Because other countries may not regulate what goes in the metal, I buy only American made which means Lodge brand. It can be bought in big box and specialty stores as well as online.  Although Lodge has enamel coated cast iron, I use the pre-seasoned series so that is what I discuss in this project.

Pre-seasoned cast iron only has one layer of vegetable oil. Technically, it should be seasoned more before you use it. Three or four layers would be fine for a skillet you’re going to be using oil in. However, one of the benefits of working on this book is I was able to justify buying lots and lots of different cast iron pots and pans. Over the years I got less and less inclined to season before I used them for the first time. Often I’d just put some oil in the pan to sauté onions and considered it seasoned. And my family is still alive and the cast iron is in fine condition.

That said, if you’re going to cook lots of tomatoes or other acidic food, you want to use a pan that is well seasoned. So either use an old, well used pan or season a new piece of cast iron multiple times. I made eggplant curry once in a new pan that wasn’t well seasoned. The acid in the food ate at the new cast iron and turned the food an icky black. My husband said it looked like something that fell out of the engine block. (It tasted good, it was just black.) However, don’t let that experience scare you. I’ve been cooking in cast iron for four years now and that’s the only experience like that I had. (And now that my pots are well used so well seasoned, it’s unlikely to happen again.)

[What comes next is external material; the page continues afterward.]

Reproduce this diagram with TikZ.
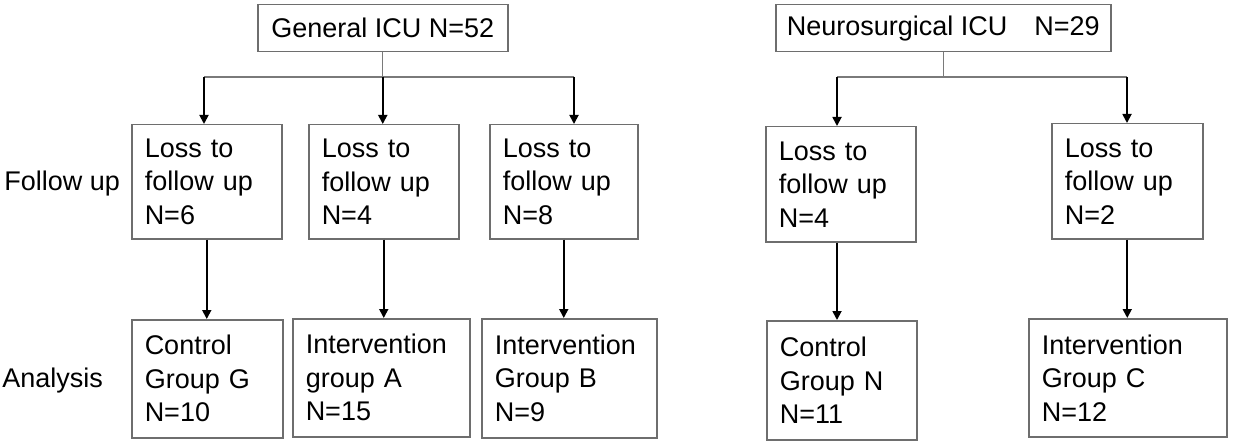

Cast iron only needs to seasoned when it is new or if the seasoning is stripped (by using soap, acidic foods, or steel wool.) If the pan gets rusty, soak the rust off with vinegar then scrub with a green scrubbie, chain mail, or brush, then re-season. Every time you cook with oil, the seasoning will thicken. If you put oil on your pans after you wash them, the next time you cook, that oil will season your pan more. I’ve read that some folks in more humid environments put their pans on a low stove after they’ve washed them to facilitate drying. Once they’re dry, they let them cool a bit so that they’re warm (not hot) and apply a layer of oil while they’re warm. That probably helps season.

As you use cast iron, it changes in appearance. When you first get it, it’s bumpy and light grey. After you’ve used it, it becomes smooth and black. I mainly use my 12″ skillet and you can tell the difference between it and my less used cookware by both color and texture. Within 6 weeks of getting my 12″ skillet, the bottom was completely smooth.

We are a family of 4 and a 12” skillet is best for us. The size of skillet you will use most depends on the quantities you cook. My recommendation is to get 1 skillet and use it and see what you think. They’re not that expensive and, on the off-hand chance you don’t like it, you can donate it to a non-profit thrift store and someone will be super glad to get it and the non-profit will benefit. If you want a skillet lid, your cheapest option will probably be to buy a dutch oven with a lid. The 7 qt oven lids fit the 12″ skillets and the 5 qt lids fit the 10″. It usually doesn’t cost that much more to buy a dutch oven than it does to buy the lid by itself. I got a 7 qt used dutch oven and frequently use the lid on my skillet. The oven is bigger than I’d normally use for soups and such, but it still works fine for that purpose and I can make a full batch of my favorite broth in it. Someday I may buy a 5 qt just so I’ll have the lid for my 10″ skillet. For now I just use the lid off my stainless steel set for the 10” skillet.

I know it sounds complicated, but it’s not. If you’re feeling overwhelmed, look back at the No Need for Intimidation section. Once you’ve gotten the hang of it, you’ll laugh at how easy it is and how scared you once were.

One final thing, if you are going to use a specialty shape of cast iron, read the online reviews. You never know what helpful tips you might gain. (This is how I learned that you can preheat your cast iron if you want to bake something with a crispy crust. I inferred that if I DON’T want a crispy crust, I don’t preheat the cast iron.)